The free exchange of information and ideas, the lifeblood of a liberal society, is daily becoming more constricted. While we have come to expect this on the radical right, censoriousness is also spreading more widely in our culture: an intolerance of opposing views, a vogue for public shaming and ostracism, and the tendency to dissolve complex policy issues in a blinding moral certainty. We uphold the value of robust and even caustic counter-speech from all quarters. But it is now all too common to hear calls for swift and severe retribution in response to perceived transgressions of speech and thought. More troubling still, institutional leaders, in a spirit of panicked damage control, are delivering hasty and disproportionate punishments instead of considered reforms.

On the surface the letter sounds reasonable. You shouldn’t be fired from your job or have your life ruined just because you have an unpopular opinion. Take it from someone who has been “canceled” on social media by a digital mob who accused me of being “ableist” and “transphobic” simply because I recommended that people read Mark Twain on the French Revolution, social media “illiberalism” on the left has gotten out of hand. The letter was signed by people I admire, Noam Chomsky and David Blight, by people that I despise, Malcolm Gladwell, Anne-Marie Slaughter, and by a few nobodies trying to make a name for themselves.

So what’s not to like? Open closer examination you notice that the letter was also signed by several prominent opponents of “free speech,” Bari Weiss, who spent her undergraduate career at Columbia snitching out professors she considered insufficiently pro-Israel, and Carey Nelson, who destroyed Steven Salaita’s academic career at the University of Illinois. It also includes Michelle Goldberg, who jump started her career in journalism by providing “liberal” cover for Bush’s invasion of Iraq. The anti-war movement, she argued back in 2003, were all a bunch of dirty commmies. The Harper’s letter, in other words, is a massive exercise in hypocrisy.

But it goes a lot deeper than that. Just because a few neoconservatives and Zionists signed a letter supporting the idea of “free speech” doesn’t make the letter wrong. You don’t refuse to sign an “open letter” because someone you don’t like signed it the day before. Half the men who signed the Declaration of Independence, the most famous “open letter” in history, hated one another’s guts.

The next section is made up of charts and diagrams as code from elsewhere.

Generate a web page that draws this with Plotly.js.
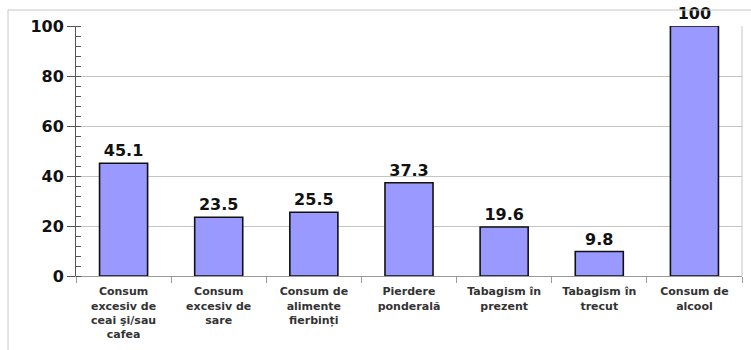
<!DOCTYPE html>
<html>
<head>
<meta charset="utf-8">
<script src="https://cdn.plot.ly/plotly-3.0.1.min.js"></script>
<style>
  html, body { margin: 0; padding: 0; background: #fff; }
  #chart { width: 751px; height: 350px; }
</style>
</head>
<body>
<div id="chart"></div>
<script>
// Risk factors (category labels, line-broken as printed under each bar)
const categories = [
  "Consum<br>excesiv de<br>ceai şi/sau<br>cafea",
  "Consum<br>excesiv de<br>sare",
  "Consum de<br>alimente<br>fierbinți",
  "Pierdere<br>ponderală",
  "Tabagism în<br>prezent",
  "Tabagism în<br>trecut",
  "Consum de<br>alcool"
];

// Percentage for each risk factor
const values = [45.1, 23.5, 25.5, 37.3, 19.6, 9.8, 100];

// Y axis ticks
const yTicks = [0, 20, 40, 60, 80, 100];

const numFont = "DejaVu Sans, Verdana, sans-serif";

// Plot-area geometry in pixels, used to place the outer frame
const W = 751, H = 350;
const M = { l: 76, r: 9, t: 26, b: 74 };
const pw = W - M.l - M.r, ph = H - M.t - M.b;
const px = x => (x - M.l) / pw;
const py = y => (H - M.b - y) / ph;

const trace = {
  type: "bar",
  x: categories,
  y: values,
  marker: { color: "#9999ff", line: { color: "#111", width: 1.6 } },
  width: 0.505,
  texttemplate: "%{y}",
  textposition: "outside",
  cliponaxis: false,
  textfont: { family: numFont, size: 16, color: "#111", weight: "bold" },
  hoverinfo: "skip"
};

const layout = {
  width: W,
  height: H,
  margin: M,
  paper_bgcolor: "#fff",
  plot_bgcolor: "#fff",
  showlegend: false,
  xaxis: {
    type: "category",
    showline: true,
    linecolor: "#999",
    linewidth: 1,
    ticks: "outside",
    tickson: "boundaries",
    ticklen: 6,
    tickcolor: "#999",
    ticklabelstandoff: 5,
    tickfont: { family: numFont, size: 11, color: "#333", weight: "bold" },
    showgrid: false,
    zeroline: false,
    fixedrange: true
  },
  yaxis: {
    range: [0, 100],
    tickvals: yTicks,
    ticktext: yTicks.map(String),
    showline: true,
    linecolor: "#555",
    linewidth: 1,
    ticks: "outside",
    ticklen: 8,
    tickcolor: "#555",
    tickfont: { family: numFont, size: 16, color: "#111", weight: "bold" },
    showgrid: true,
    gridcolor: "#c4c4c4",
    gridwidth: 1,
    zeroline: false,
    minor: { dtick: 4, ticks: "inside", ticklen: 5, tickcolor: "#555", showgrid: false },
    fixedrange: true
  },
  shapes: [
    // right edge of the plot area
    { type: "line", xref: "paper", yref: "paper", x0: 1, x1: 1, y0: 0, y1: 1,
      line: { color: "#c4c4c4", width: 1 } },
    // outer frame: top and left edges
    { type: "line", xref: "paper", yref: "paper", x0: px(8), x1: px(751), y0: py(10), y1: py(10),
      line: { color: "#c8c8c8", width: 1 } },
    { type: "line", xref: "paper", yref: "paper", x0: px(8), x1: px(8), y0: py(10), y1: py(350),
      line: { color: "#c8c8c8", width: 1 } }
  ]
};

Plotly.newPlot("chart", [trace], layout, { staticPlot: true, displayModeBar: false });
</script>
</body>
</html>
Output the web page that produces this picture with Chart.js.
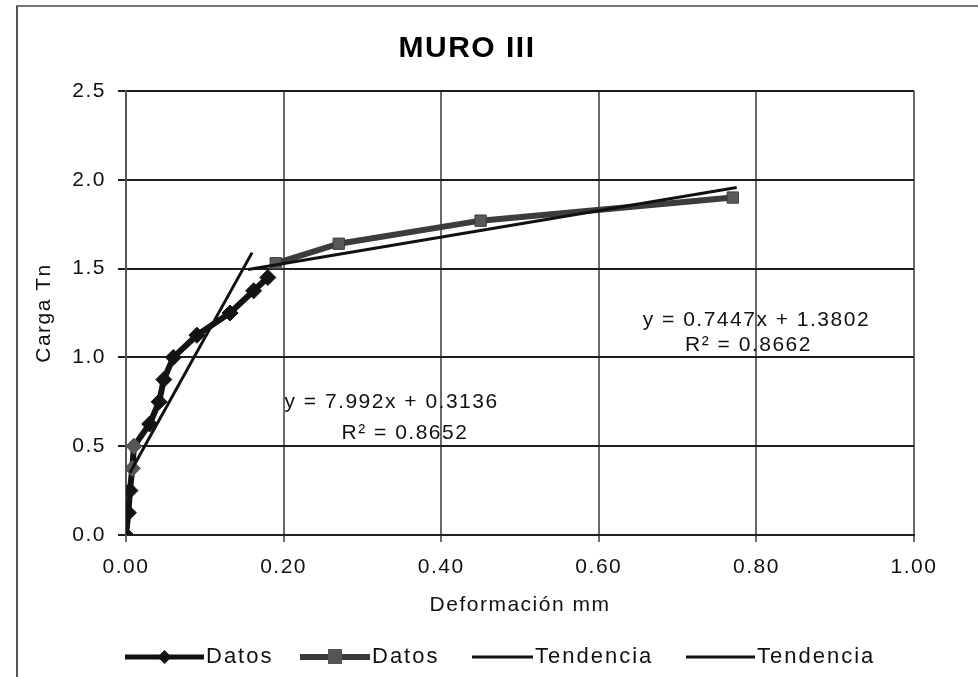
<!DOCTYPE html>
<html>
<head>
<meta charset="utf-8">
<script src="https://cdn.jsdelivr.net/npm/chart.js@4/dist/chart.umd.min.js"></script>
<style>
    html, body { margin: 0; padding: 0; background: #fff; }
    #wrap { position: relative; width: 978px; height: 677px; overflow: hidden; }
    #frame { position: absolute; left: 16px; top: 5px; width: 970px; height: 700px;
             border-left: 2px solid #555; border-top: 2px solid #777; }
    canvas { position: absolute; left: 0; top: 0; }
</style>
</head>
<body>
<div id="wrap">
    <div id="frame"></div>
    <canvas id="muroChart" width="978" height="677"></canvas>
</div>
<script>
// Datos (serie 1, rombos negros)
const datos1X = [0, 0.003, 0.005, 0.008, 0.010, 0.030, 0.042, 0.048, 0.060, 0.090, 0.132, 0.162, 0.180];
const datos1Y = [0, 0.125, 0.25, 0.375, 0.50, 0.625, 0.75, 0.875, 1.00, 1.125, 1.25, 1.375, 1.45];

// Datos (serie 2, cuadrados grises)
const datos2X = [0.19, 0.27, 0.45, 0.77];
const datos2Y = [1.53, 1.64, 1.77, 1.90];

// Tendencias (extremos)
const tend1X = [0.005, 0.160];
const tend1Y = [0.35, 1.59];
const tend2X = [0.155, 0.775];
const tend2Y = [1.495, 1.957];

const xTickValues = [0, 0.2, 0.4, 0.6, 0.8, 1.0];
const yTickValues = [0, 0.5, 1.0, 1.5, 2.0, 2.5];

const FONT = "'Liberation Sans', Arial, sans-serif";

function toPoints(xs, ys) {
    return xs.map((x, i) => ({ x: x, y: ys[i] }));
}

// the scanned chart has wide, stretched lettering
const spacingPlugin = {
    id: 'spacing',
    beforeUpdate(chart) { chart.ctx.letterSpacing = '1.5px'; },
    beforeDraw(chart) { chart.ctx.letterSpacing = '1.5px'; }
};

const notesPlugin = {
    id: 'notes',
    afterDatasetsDraw(chart) {
        const ctx = chart.ctx;
        const xs = chart.scales.x, ys = chart.scales.y;
        const notes = [
            { t: 'y = 7.992x + 0.3136', x: 0.337, y: 0.745 },
            { t: 'R\u00b2 = 0.8652', x: 0.354, y: 0.575 },
            { t: 'y = 0.7447x + 1.3802', x: 0.800, y: 1.210 },
            { t: 'R\u00b2 = 0.8662', x: 0.790, y: 1.070 }
        ];
        ctx.save();
        ctx.letterSpacing = '1.5px';
        ctx.font = '21px ' + FONT;
        ctx.fillStyle = '#111';
        ctx.textAlign = 'center';
        ctx.textBaseline = 'middle';
        notes.forEach(n => ctx.fillText(n.t, xs.getPixelForValue(n.x), ys.getPixelForValue(n.y)));
        ctx.restore();
    },
    afterDraw(chart) {
        // legend along the bottom
        const ctx = chart.ctx;
        const y = 657;
        const items = [
            { x0: 125, x1: 204, color: '#111', w: 5, marker: 'diamond', text: 'Datos' },
            { x0: 300, x1: 370, color: '#3a3a3a', w: 6, marker: 'square', text: 'Datos' },
            { x0: 472, x1: 533, color: '#111', w: 3, marker: null, text: 'Tendencia' },
            { x0: 686, x1: 755, color: '#111', w: 3, marker: null, text: 'Tendencia' }
        ];
        ctx.save();
        ctx.letterSpacing = '2px';
        ctx.font = '22px ' + FONT;
        ctx.textBaseline = 'middle';
        items.forEach(it => {
            ctx.strokeStyle = it.color;
            ctx.lineWidth = it.w;
            ctx.beginPath();
            ctx.moveTo(it.x0, y);
            ctx.lineTo(it.x1, y);
            ctx.stroke();
            const mx = (it.x0 + it.x1) / 2;
            ctx.fillStyle = it.color;
            if (it.marker === 'diamond') {
                ctx.beginPath();
                ctx.moveTo(mx, y - 7); ctx.lineTo(mx + 7, y); ctx.lineTo(mx, y + 7); ctx.lineTo(mx - 7, y);
                ctx.closePath();
                ctx.fill();
            } else if (it.marker === 'square') {
                ctx.fillStyle = '#555';
                ctx.fillRect(mx - 7, y - 8, 14, 15);
            }
            ctx.fillStyle = '#111';
            ctx.fillText(it.text, it.x1 + 2, y);
        });
        ctx.restore();
    }
};

new Chart(document.getElementById('muroChart').getContext('2d'), {
    type: 'scatter',
    data: {
        datasets: [
            {
                label: 'Datos',
                data: toPoints(datos1X, datos1Y),
                showLine: true,
                borderColor: '#141414',
                borderWidth: 6,
                pointStyle: 'rectRot',
                pointRadius: 8,
                pointBackgroundColor: datos1Y.map((v, i) => (i === 3 || i === 4) ? '#555' : '#141414'),
                pointBorderColor: datos1Y.map((v, i) => (i === 3 || i === 4) ? '#555' : '#141414'),
                pointBorderWidth: 1,
                order: 2
            },
            {
                label: 'Datos',
                data: toPoints(datos2X, datos2Y),
                showLine: true,
                borderColor: '#3c3c3c',
                borderWidth: 6,
                pointStyle: 'rect',
                pointRadius: 8,
                pointBackgroundColor: '#5a5a5a',
                pointBorderColor: '#3c3c3c',
                pointBorderWidth: 1,
                order: 2
            },
            {
                label: 'Tendencia',
                data: toPoints(tend1X, tend1Y),
                showLine: true,
                borderColor: '#111',
                borderWidth: 3,
                pointRadius: 0,
                order: 1
            },
            {
                label: 'Tendencia',
                data: toPoints(tend2X, tend2Y),
                showLine: true,
                borderColor: '#111',
                borderWidth: 3,
                pointRadius: 0,
                order: 1
            }
        ]
    },
    options: {
        responsive: false,
        animation: false,
        layout: { padding: { left: 20, right: 64, top: 8, bottom: 52 } },
        plugins: {
            legend: { display: false },
            tooltip: { enabled: false },
            title: {
                display: true,
                text: 'MURO III',
                color: '#000',
                font: { family: FONT, size: 30, weight: 'bold' },
                padding: { top: 23, bottom: 24 }
            }
        },
        scales: {
            x: {
                type: 'linear',
                min: 0,
                max: 1,
                afterBuildTicks(scale) { scale.ticks = xTickValues.map(v => ({ value: v })); },
                afterFit(scale) { scale.height = 90; },
                ticks: {
                    color: '#111',
                    padding: 13,
                    font: { family: FONT, size: 21 },
                    callback: v => v.toFixed(2)
                },
                grid: { color: '#6a6a6a', lineWidth: 2, tickLength: 7 },
                border: { color: '#222', width: 2 },
                title: {
                    display: true,
                    text: 'Deformación mm',
                    color: '#111',
                    font: { family: FONT, size: 21 },
                    padding: { top: 4, bottom: 7 }
                }
            },
            y: {
                type: 'linear',
                min: 0,
                max: 2.5,
                afterBuildTicks(scale) { scale.ticks = yTickValues.map(v => ({ value: v })); },
                afterFit(scale) { scale.width = 106; },
                ticks: {
                    color: '#111',
                    padding: 12,
                    font: { family: FONT, size: 21 },
                    callback: v => v.toFixed(1)
                },
                grid: { color: '#1e1e1e', lineWidth: 2, tickLength: 8 },
                border: { color: '#555', width: 2 },
                title: {
                    display: true,
                    text: 'Carga Tn',
                    color: '#111',
                    font: { family: FONT, size: 21 },
                    padding: { top: 12, bottom: 0 }
                }
            }
        }
    },
    plugins: [spacingPlugin, notesPlugin]
});
</script>
</body>
</html>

Thomas Jefferson and John Stuart Mill defined the liberal idea of “freedom” in the late 18th and early 19th Century. Back then you could disagree about politics, or even about the meaning of words, but everybody in the educated, English (and French) speaking-world were, to state the obvious, “educated.” They were elite, bourgeois men, and some women, who grew up writing letters, spending long periods of time reading books, who studied Latin and Greek in college, and who agreed upon certain “rules of debate.” For the British government, who gave Karl Marx political asylum, that he argued for the destruction of capitalism was less important than the fact than he was a “gentleman,” that he had a PhD from a German University and the support of rich capitalists like Frederick Engels. It also didn’t hurt that he had been kicked out of Paris by the French since pissing off the French has always been a favorite British pastime. “Hey we English value open debate. What’s wrong with you Frogs and Krauts?” Had Marx been Indian, African, or even Irish his treatment would have been a lot different, but even then, as the example of Frederick Douglass shows, if you could master the language of the educated bourgeoisie, you could get an audience, even among people who disagreed with you.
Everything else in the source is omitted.